When he found out about my booktalking, the businessman next to me on the plane asked that I recommend titles for his home-schooled kids. The nine-year-old boy read voraciously, but the 12-year-old girl wouldn’t touch a book. So I offered my sympathies. Then I pulled out my laptop. Catching sight of some of the eye-catching book covers there, the businessman stared in fascination. “My daughter,” he exclaimed, “would love those books about gross stuff!”
Ah, yes. We often assume that boys alone relish the gruesome side of life, but many girls, while feigning disgust, are equally intrigued. These days, both genders are in luck. There’s a bumper crop of gross titles fairly bursting from the shelves.

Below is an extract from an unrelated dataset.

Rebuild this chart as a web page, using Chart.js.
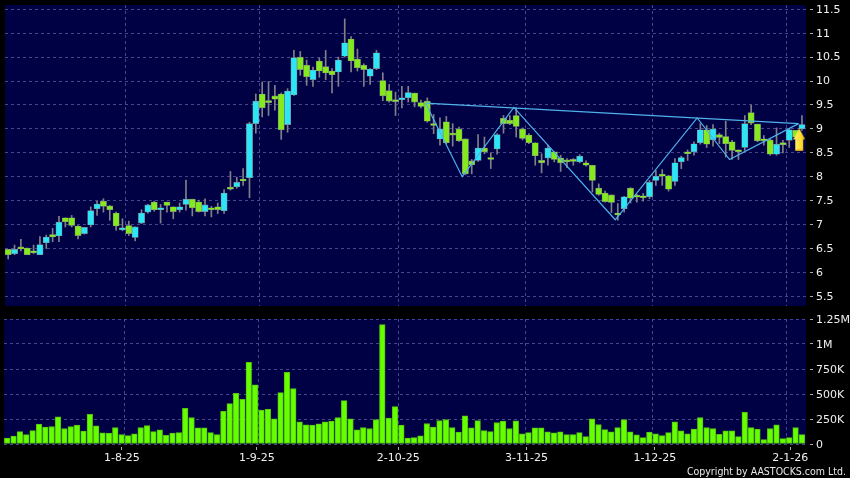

I was thrilled to see Susan Goodman follow up her classic The Truth About Poop (2004) with Gee Whiz! It’s All About Pee (2006, both Viking). Like it or not, every creature pees. If we didn’t, we’d die. Tell your booktalk listeners that their bladders store at least an ounce of urine for every year of their age. That’ll hook them.
They’ll also want to know that astronauts wear diapers and that when their pee reaches outer space, it freezes and looks like stars (from our earthly vantage, at least). Spies in ancient Rome used urine to write invisible messages between the lines of official documents; hence the phrase “reading between the lines.” Southern ladies during the Civil War, meanwhile, knew Confederate soldiers used pee to make gunpowder. That’s why they generously donated theirs as a wee gesture of support.
Prehistoric poop makes for more good reading. Jacob Berkowitz’s Jurassic Poop: What Dinosaurs (and Others) Left Behind (Kids Can, 2006) reveals that a piece of fossilized dinosaur poop is called a coprolite and that scientists have found lots of it. The biggest so far is the size of a loaf of bread.
Berkowitz teaches us how to recognize ancient poop and even how to make fake coprolite (recipe provided)—a perfect activity for science or art class.
The list of gross things seems never-ending. Jeff Szpirglas’s Gross Universe: Your Guide to All Disgusting Things Under the Sun (Maple Tree, 2006) ranges from pus to cockroaches. Did you know these bugs breathe through their bodies, not their heads? So after a cockroach has eaten, it can live for a month without its head because it breathes through its body.
Which brings us to gross smells. Marilyn Singer’s What Stinks? (Darby Creek, 2006) explains that women’s sense of smell exceeds men’s, while kids can smell things better than adults. There also exist cultural differences as to “what stinks.” Americans spend millions on deodorants. Other world citizens actually like body odors.
Then there’s the animal kingdom. Komodo dragons, writes Singer, sample other Komodo dragons’ poop to determine whether an environment is safe or they should scram. Rhinos living together poop in the same location, then drag their feet through the stuff. Other animals don’t like the smell, so they stay away.
Humans often do likewise. Want a quick way to get bad breath and gross out your friends? Put peeled cloves of garlic in your socks and walk around for at least seven hours, Singer advises. Because your skin absorbs the odor, people won’t want you to open your mouth.
Of course, you’ll suggest to your booktalk audience not to try these things at home, even as you supply lots of yucky titles to reel in more readers.
Because when all else fails, and kids from third grade up to middle school won’t even look at a book—like that businessman’s daughter—yucky stuff may be the slimy key that unlocks their curiosity. So go ahead, gross them out!